• PROBLEM TO SOLVE:
Copy the lines below as they are; omit the images they contain.

== STORED DATA ==

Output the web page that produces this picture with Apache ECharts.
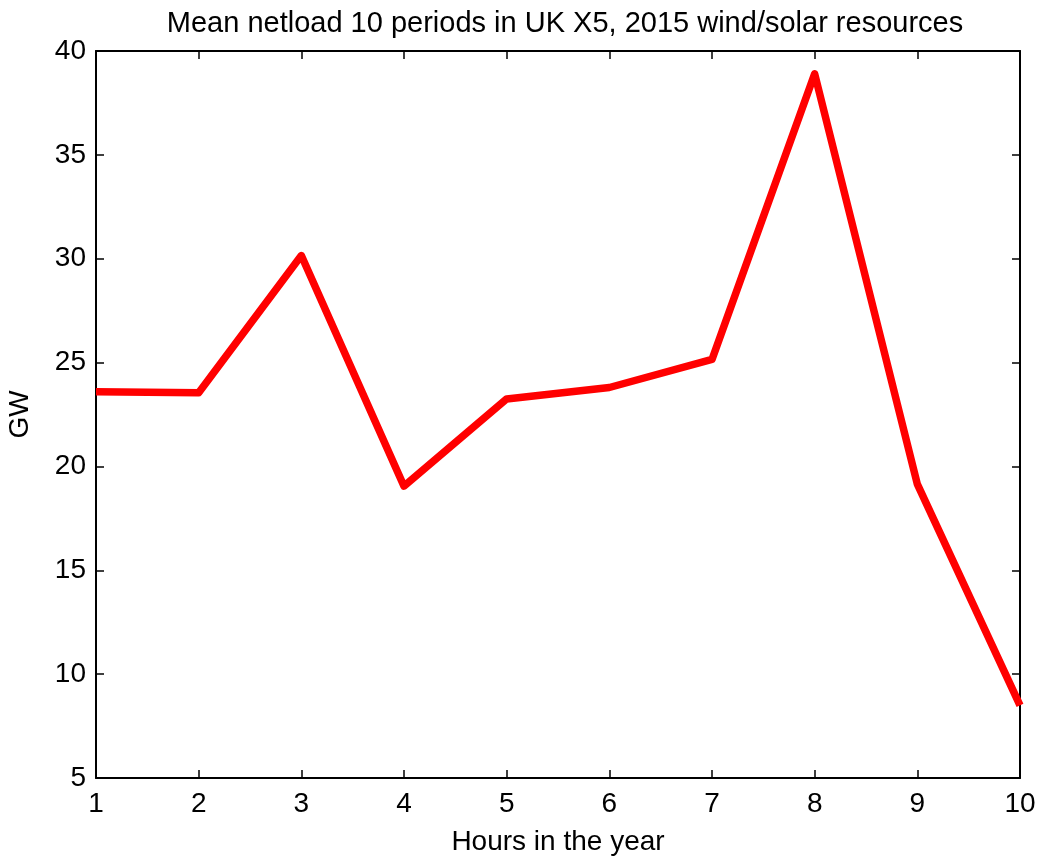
<!DOCTYPE html>
<html>
<head>
<meta charset="utf-8">
<script src="https://cdn.jsdelivr.net/npm/echarts@6/dist/echarts.min.js"></script>
<style>html,body{margin:0;padding:0;background:#fff}#c{width:1037px;height:858px}</style>
</head>
<body>
<div id="c"></div>
<script>
const hours = [1, 2, 3, 4, 5, 6, 7, 8, 9, 10];
const netload = [23.6, 23.55, 30.15, 19.05, 23.25, 23.8, 25.15, 38.9, 19.15, 8.5];
const yTicks = [5, 10, 15, 20, 25, 30, 35, 40];

const chart = echarts.init(document.getElementById('c'));
const font = 'Liberation Sans, Arial, sans-serif';
const axLine = {show: true, lineStyle: {color: '#000', width: 2}};
const tickIn = {show: true, inside: true, length: 8, lineStyle: {color: '#000', width: 1.5}};
chart.setOption({
  animation: false,
  backgroundColor: '#fff',
  title: {
    text: 'Mean netload 10 periods in UK X5, 2015 wind/solar resources',
    left: 560, top: 4, textAlign: 'center',
    textStyle: {fontFamily: font, fontSize: 29, fontWeight: 'normal', color: '#000'}
  },
  grid: {left: 96, right: 17, top: 51, bottom: 80, containLabel: false, outerBoundsMode: 'none'},
  xAxis: [{
    type: 'value', min: 1, max: 10, interval: 1,
    name: 'Hours in the year', nameLocation: 'middle', nameGap: 50,
    nameTextStyle: {fontFamily: font, fontSize: 28, color: '#000'},
    axisLine: axLine, axisTick: tickIn,
    axisLabel: {fontFamily: font, fontSize: 28, color: '#000', margin: 12},
    splitLine: {show: false}
  }, {
    type: 'value', position: 'top', min: 1, max: 10, interval: 1,
    axisLine: axLine, axisTick: tickIn, axisLabel: {show: false}, splitLine: {show: false}
  }],
  yAxis: [{
    type: 'value', min: 5, max: 40, interval: 5,
    name: 'GW', nameLocation: 'middle', nameGap: 62,
    nameTextStyle: {fontFamily: font, fontSize: 28, color: '#000'},
    axisLine: axLine, axisTick: tickIn,
    axisLabel: {fontFamily: font, fontSize: 28, color: '#000', margin: 10,
      formatter: v => yTicks.includes(v) ? String(v) : ''},
    splitLine: {show: false}
  }, {
    type: 'value', position: 'right', min: 5, max: 40, interval: 5,
    axisLine: axLine, axisTick: tickIn, axisLabel: {show: false}, splitLine: {show: false}
  }],
  series: [{
    type: 'line',
    data: hours.map((h, i) => [h, netload[i]]),
    showSymbol: false, symbol: 'none',
    lineStyle: {color: '#ff0000', width: 7.5, join: 'round'},
    clip: false
  }]
});
</script>
</body>
</html>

===

• ANSWER TO THE PROBLEM:
Output the web page that produces this picture with Apache ECharts.
<!DOCTYPE html>
<html>
<head>
<meta charset="utf-8">
<script src="https://cdn.jsdelivr.net/npm/echarts@6/dist/echarts.min.js"></script>
<style>html,body{margin:0;padding:0;background:#fff}#c{width:1037px;height:858px}</style>
</head>
<body>
<div id="c"></div>
<script>
const hours = [1, 2, 3, 4, 5, 6, 7, 8, 9, 10];
const netload = [23.6, 23.55, 30.15, 19.05, 23.25, 23.8, 25.15, 38.9, 19.15, 8.5];
const yTicks = [5, 10, 15, 20, 25, 30, 35, 40];

const chart = echarts.init(document.getElementById('c'));
const font = 'Liberation Sans, Arial, sans-serif';
const axLine = {show: true, lineStyle: {color: '#000', width: 2}};
const tickIn = {show: true, inside: true, length: 8, lineStyle: {color: '#000', width: 1.5}};
chart.setOption({
  animation: false,
  backgroundColor: '#fff',
  title: {
    text: 'Mean netload 10 periods in UK X5, 2015 wind/solar resources',
    left: 560, top: 4, textAlign: 'center',
    textStyle: {fontFamily: font, fontSize: 29, fontWeight: 'normal', color: '#000'}
  },
  grid: {left: 96, right: 17, top: 51, bottom: 80, containLabel: false, outerBoundsMode: 'none'},
  xAxis: [{
    type: 'value', min: 1, max: 10, interval: 1,
    name: 'Hours in the year', nameLocation: 'middle', nameGap: 50,
    nameTextStyle: {fontFamily: font, fontSize: 28, color: '#000'},
    axisLine: axLine, axisTick: tickIn,
    axisLabel: {fontFamily: font, fontSize: 28, color: '#000', margin: 12},
    splitLine: {show: false}
  }, {
    type: 'value', position: 'top', min: 1, max: 10, interval: 1,
    axisLine: axLine, axisTick: tickIn, axisLabel: {show: false}, splitLine: {show: false}
  }],
  yAxis: [{
    type: 'value', min: 5, max: 40, interval: 5,
    name: 'GW', nameLocation: 'middle', nameGap: 62,
    nameTextStyle: {fontFamily: font, fontSize: 28, color: '#000'},
    axisLine: axLine, axisTick: tickIn,
    axisLabel: {fontFamily: font, fontSize: 28, color: '#000', margin: 10,
      formatter: v => yTicks.includes(v) ? String(v) : ''},
    splitLine: {show: false}
  }, {
    type: 'value', position: 'right', min: 5, max: 40, interval: 5,
    axisLine: axLine, axisTick: tickIn, axisLabel: {show: false}, splitLine: {show: false}
  }],
  series: [{
    type: 'line',
    data: hours.map((h, i) => [h, netload[i]]),
    showSymbol: false, symbol: 'none',
    lineStyle: {color: '#ff0000', width: 7.5, join: 'round'},
    clip: false
  }]
});
</script>
</body>
</html>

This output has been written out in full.